CALLOUT: The Meaning of baptizō

Greek: βαπτίζω (baptizō)
Literal meaning: to dip, plunge, immerse, or submerge.

Before it ever had religious significance, the verb was used for:

  • dipping cloth into dye,
  • plunging cups into water,
  • ships sinking or being swamped,
  • washing by submersion,
  • being “overwhelmed” metaphorically.

In the Jewish world of the Second Temple, the term naturally came to describe immersion in water for purification (Hebrew ṭevilah). When the early Christians used baptizō, they were not creating a new technical term but extending a familiar verb that already carried centuries of symbolic and ritual meaning.


COMPARATIVE SUMMARY — How the Church Transformed Baptism

1. Original meaning (everyday Greek and Jewish practice)
Immersion in water for cleansing, purity, and readiness to approach the sacred.
No metaphysics. No regeneration.
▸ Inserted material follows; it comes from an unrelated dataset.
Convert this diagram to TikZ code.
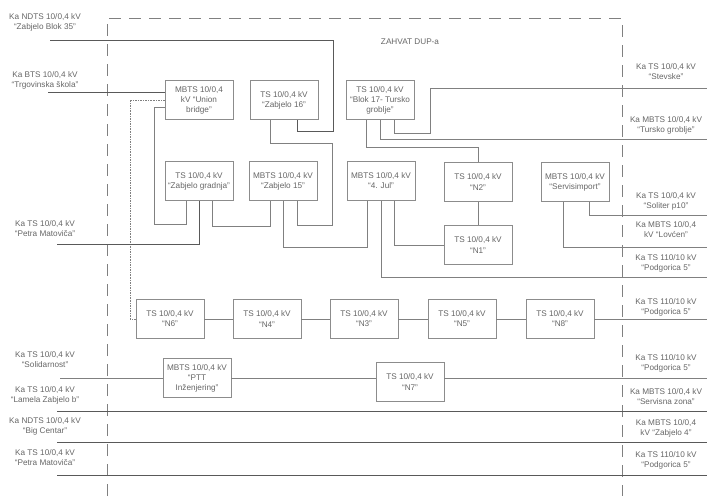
\documentclass[tikz,border=0pt]{standalone}
\usepackage{fontspec}
\setmainfont{Liberation Sans}
\usepackage{tikz}

\begin{document}
\begin{tikzpicture}[x=0.03cm, y=-0.03cm,
every node/.style = {font=\fontsize{7}{8.6}\selectfont, text=black!60},
every edge/.style = {draw=black!50, thin},
   stn/.style = {draw=black!45, fill=white, align=center, inner sep=1pt,
                 minimum width=2.04cm, minimum height=1.17cm},
   lbl/.style = {align=center, inner sep=0pt},
    ln/.style = {draw=black!50, thin},
   ln2/.style = {draw=black!65, line width=0.6pt},
 frame/.style = {draw=black!50, thin, dash pattern=on 0.36cm off 0.24cm}
                    ]
\useasboundingbox (0,0) rectangle (707,496);
% granica zahvata
\draw[frame] (107,496) |- (622,18) -- (622,496);
\node(T) at (410,42) {ZAHVAT DUP-a};
% trafostanice
\node(UB)  [stn] at (199,100) {MBTS 10/0,4\\kV “Union\\bridge”};
\node(Z16) [stn] at (284,100) {TS 10/0,4 kV\\“Zabjelo 16”};
\node(B17) [stn] at (380,100) {TS 10/0,4 kV\\“Blok 17- Tursko\\groblje”};
\node(ZG)  [stn] at (199,181) {TS 10/0,4 kV\\“Zabjelo gradnja”};
\node(Z15) [stn] at (283,181) {MBTS 10/0,4 kV\\“Zabjelo 15”};
\node(J4)  [stn] at (381,181) {MBTS 10/0,4 kV\\“4. Jul”};
\node(N2)  [stn] at (478,182) {TS 10/0,4 kV\\“N2”};
\node(SI)  [stn] at (575,182) {MBTS 10/0,4 kV\\“Servisimport”};
\node(N1)  [stn] at (478,245) {TS 10/0,4 kV\\“N1”};
\node(N6)  [stn] at (170,319) {TS 10/0,4 kV\\“N6”};
\node(N4)  [stn] at (267,319) {TS 10/0,4 kV\\“N4”};
\node(N3)  [stn] at (364,319) {TS 10/0,4 kV\\“N3”};
\node(N5)  [stn] at (462,319) {TS 10/0,4 kV\\“N5”};
\node(N8)  [stn] at (560,319) {TS 10/0,4 kV\\“N8”};
\node(PTT) [stn] at (197,378) {MBTS 10/0,4 kV\\“PTT\\Inženjering”};
\node(N7)  [stn] at (410,382) {TS 10/0,4 kV\\“N7”};
% pravci lijevo
\node(L1) [lbl] at (45,22)  {Ka NDTS 10/0,4 kV\\“Zabjelo Blok 35”};
\node(L2) [lbl] at (45,80)  {Ka BTS 10/0,4 kV\\“Trgovinska škola”};
\node(L3) [lbl] at (45,229) {Ka TS 10/0,4 kV\\“Petra Matoviča”};
\node(L4) [lbl] at (45,360) {Ka TS 10/0,4 kV\\“Solidarnost”};
\node(L5) [lbl] at (45,395) {Ka TS 10/0,4 kV\\“Lamela Zabjelo b”};
\node(L6) [lbl] at (45,426) {Ka NDTS 10/0,4 kV\\“Big Centar”};
\node(L7) [lbl] at (45,458) {Ka TS 10/0,4 kV\\“Petra Matoviča”};
% pravci desno
\node(R1)  [lbl] at (666,72)  {Ka TS 10/0,4 kV\\“Stevske”};
\node(R2)  [lbl] at (666,125) {Ka MBTS 10/0,4 kV\\“Tursko groblje”};
\node(R3)  [lbl] at (666,201) {Ka TS 10/0,4 kV\\“Soliter p10”};
\node(R4)  [lbl] at (666,230) {Ka MBTS 10/0,4\\kV “Lovćen”};
\node(R5)  [lbl] at (666,263) {Ka TS 110/10 kV\\“Podgorica 5”};
\node(R6)  [lbl] at (666,307) {Ka TS 110/10 kV\\“Podgorica 5”};
\node(R7)  [lbl] at (666,363) {Ka TS 110/10 kV\\“Podgorica 5”};
\node(R8)  [lbl] at (666,397) {Ka MBTS 10/0,4 kV\\“Servisna zona”};
\node(R9)  [lbl] at (666,428) {Ka MBTS 10/0,4\\kV “Zabjelo 4”};
\node(R10) [lbl] at (666,460) {Ka TS 110/10 kV\\“Podgorica 5”};
% krajevi vodova
\coordinate(l1) at (50,40);   \coordinate(l2) at (48,92);
\coordinate(l3) at (57,244);  \coordinate(l4) at (60,378);
\coordinate(l5) at (57,411);  \coordinate(l6) at (57,442);
\coordinate(l7) at (57,475);
\coordinate(r1) at (707,88);  \coordinate(r2) at (707,139);
\coordinate(r3) at (707,215); \coordinate(r4) at (707,247);
\coordinate(r5) at (707,277); \coordinate(r6) at (707,319);
\coordinate(r7) at (707,378); \coordinate(r8) at (707,411);
\coordinate(r9) at (707,442); \coordinate(r10) at (707,475);
%
\draw[ln2] (l1) -| (333,131) -| ([shift={(13,0)}]Z16.south);
\draw[ln] ([shift={(-14,0)}]Z16.south) |- (332,143) -- (332,225)
          -| ([shift={(14,0)}]Z15.south);
\draw[ln2] (l2) -- (l2 -| UB.west);
\draw[ln, densely dotted] (UB.west) -- (130,100) |- (N6.west);
\draw[ln] ([shift={(0,7)}]UB.west) -| (154,224) -| ([shift={(-13,0)}]ZG.south);
\draw[ln2] (l3) -| (ZG.south);
\draw[ln] ([shift={(13,0)}]ZG.south) -- ++(0,25) -| ([shift={(-13,0)}]Z15.south);
\draw[ln] (Z15.south) -- ++(0,46) -| ([shift={(-14,0)}]J4.south);
\draw[ln] (J4.south) |- (r5);
\draw[ln] ([shift={(13,0)}]J4.south) |- (N1.west);
\draw[ln] ([shift={(-14,0)}]B17.south) -- ++(0,27) -| (N2.north);
\draw[ln] (B17.south) |- (r2);
\draw[ln] ([shift={(14,0)}]B17.south) -- ++(0,13) -| (430,88) -- (r1);
\draw[ln] ([shift={(-12,0)}]SI.south) |- (r4);
\draw[ln] ([shift={(14,0)}]SI.south) |- (r3);
%
\path   (N2) edge (N1)
        (N6) edge (N4)
        (N4) edge (N3)
        (N3) edge (N5)
        (N5) edge (N8)
        (N8) edge (r6)
        (l4) edge (PTT)
        (PTT) edge (PTT -| N7.west)
        (PTT -| N7.east) edge (r7);
\draw[ln2] (l5) -- (r8);
\draw[ln2] (l6) -- (r9);
\draw[ln2] (l7) -- (r10);
\end{tikzpicture}
\end{document}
No sacrament.

2. John the Baptist (c. 28–30 CE)
A single, symbolic immersion expressing a decisive return to God (metanoia).
Continuity with Jewish and Qumran practice; heightened moral seriousness.

3. Earliest Christians (30–60 CE)
Baptism “in the name of Jesus” as:

  • entry into the new community,
  • symbolic washing,
  • a public marker of commitment.

Meaning still rooted in Jewish immersion customs.

4. Paul (50–60 CE)
Baptism becomes a symbolic drama:

  • dying and rising with Christ (Romans 6) ,
  • incorporation into the “one body” (1 Corinthians 12).
    Still symbolic, ethical, and communal — not sacramental.

5. Late 1st–2nd century
Baptism = initiation into the Church.
Instruction (catechesis) precedes baptism.
Growing emphasis on its spiritual efficacy.

6. 3rd–5th centuries
Baptism transformed into a sacrament conveying divine grace:

  • removal of sin,
  • metaphysical rebirth,
  • essential for salvation.
    Augustine’s theology stabilises the doctrine; infant baptism becomes normative.

The distance between Jewish ritual immersion and mediaeval Christian baptism is enormous — a shift from bodily washing and moral renewal to sacramental regeneration and ontological change.